Im Vorfeld gab es einige Überlegungen über das Verhältnis von der EU zur ESA. Eine Idee sah vor, die ESA als Abteilung der EU zu etablieren. Problematisch hierbei wäre das Verfahren mit ESA-Mitgliedsstaaten, die selber nicht EU-Mitglied sind, wie beispielsweise die Schweiz. Hier sprach man sich auf der Konferenz stark für die Unabhängigkeit der ESA aus, steht aber selbst der EU für Projekte zur Verfügung.

Weitere Entscheidungen

Beschlossen wurde auf der Konferenz auch die nächste Generation der MetOp-Wettersatelliten, welche von Eumetsat betrieben werden. Deutschland beteiligt sich hier mit 27% an den Kosten, um die Wettervorhersagen in Zukunft weiter zu verbessern. Prognosen der Wetterdienste werden dann für einen Zeitraum bis zu neun Tagen möglich sein.

Bis 2017 investieren die ESA-Staaten rund 3,8 Milliarden Euro in das Wissenschaftsprogramm.

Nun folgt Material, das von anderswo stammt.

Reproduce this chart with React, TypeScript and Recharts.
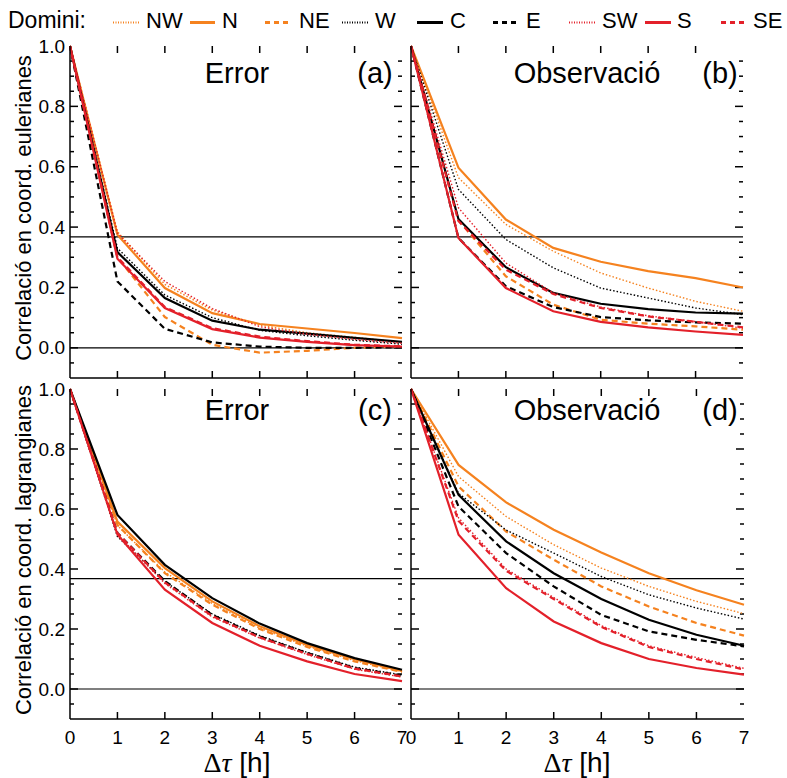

Darunter fallen künftige Raumsonden wie die Astrometrie-Mission Gaia (Start 2013), die Technologie-Mission LISA Pathfinder (2014) und in Kooperation mit der japanischen Raumfahrtagentur JAXA die Merkur-Mission Bepi Colombo (2015). Deutschland bleibt hier größter Beitragszahler mit 19,8 Prozent.

Das „space situational awareness“-Programm der ESA welches mit Radaranlagen den Orbit nach gefährlichem Weltraumschrott absuchen soll, bekommt vorerst nur wenig finanzielle Unterstützung.

Erst die nächsten Jahre werden zeigen, ob das zur Verfügung stehende Geld für alle Projekte reichen wird. Positiv ist auf jeden Fall, dass sich alle Mitgliedsstaaten doch relativ schnell einigen konnten. Denn im Vorfeld wurde von einigen Seiten bereits über das Scheitern der Konferenz spekuliert. Dazu ist es, obwohl man über das Ergebnis sicherlich diskutieren kann, zum Glück nicht gekommen.